I simply couldn't believe it.

Here was Janikowski, the team's first round pick in the 2000 NFL Draft, playing in his 14th season with the Raiders — tied as the second longest tenured player with one team in the league.

Now, lets remember, those 14 seasons haven't exactly been the most joyous of all time, and yet, Janikowski has remained in Oakland despite it all — even the loss of his good friend Shane Lechler.

Some might argue the kick didn't make much sense — it's unlikely he makes it and the team is down 20 points anyways, why even bother?

On one hand, I agree — for most teams it doesn't make any sense. You need points — and lots of them — so why bother with a low percentage attempt at three of them?

The answer?
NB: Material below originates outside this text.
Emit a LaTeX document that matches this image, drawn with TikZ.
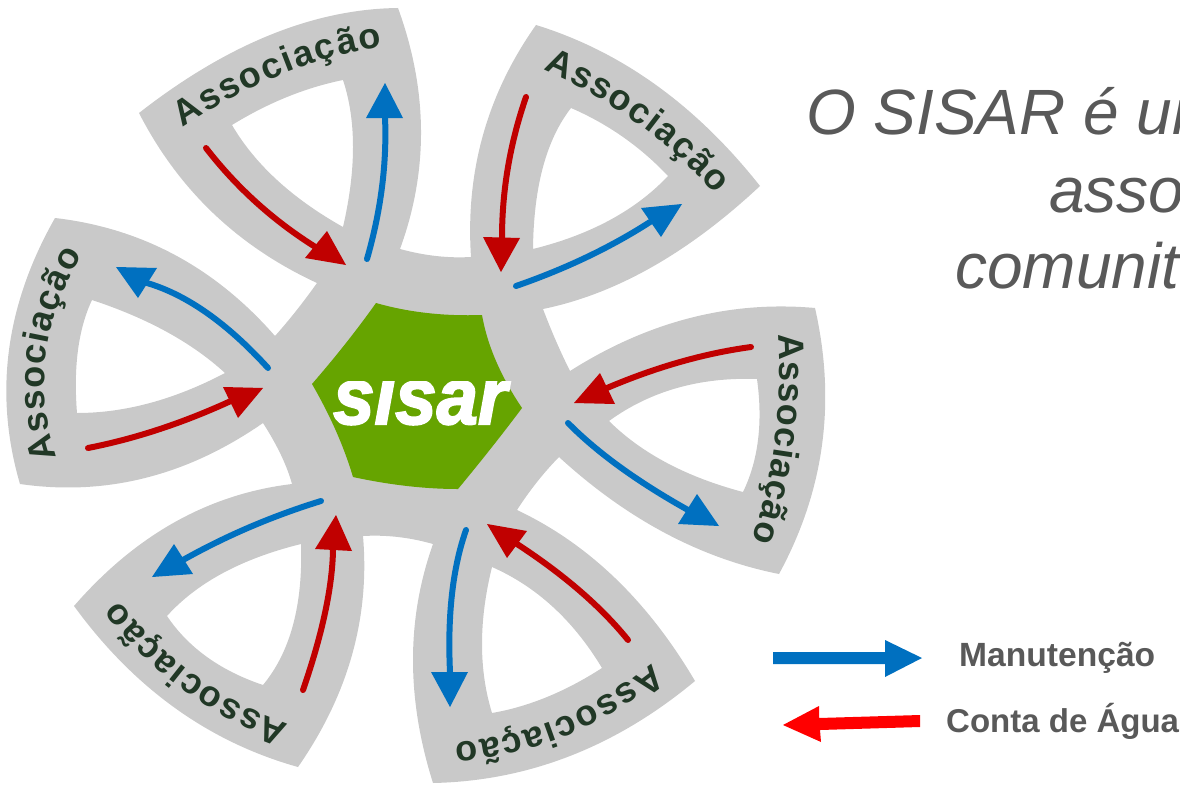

Because you have Sebastian freaking Janikowski.

The guy tied for the NFL record, the guy who owns other records like: longest overtime field goal, most career field goals over 60 yards, most 50-yard field goals in a game and most 40-yard field goals in a game.

Just yesterday, former coach Jon Gruden joked that he didn't want to pick Sebastian Janikowski in 2000, but in the interview he admitted he was wrong.

Here's a guy in Janikowski who is a fan favorite on a team with little hope of making the playoffs. He has been around for 14 seasons — most of which were painful ones — and he's widely regarded as having one of the best legs in league history. Add into the equation that there for someone to break the record, everything has to line up perfectly.

The team has to have the ball around the 50 at the end of a half, bonus points if the game is being played in Denver.

Check and check.

The odds of this opportunity ever happening again for Janikowski are slim to none, and in a game the Raiders were getting smoked in, at least in my eyes, Dennis Allen and the Raiders owed it to Janikowski to give him a shot.

After the game, when asked about it, Dennis Allen admitted that he hadn't even considered putting Janikowski out there.

Well Dennis, every fan watching the game — and even the announcers — not only considered it, they expected it.

And because of that, welcome to my doghouse.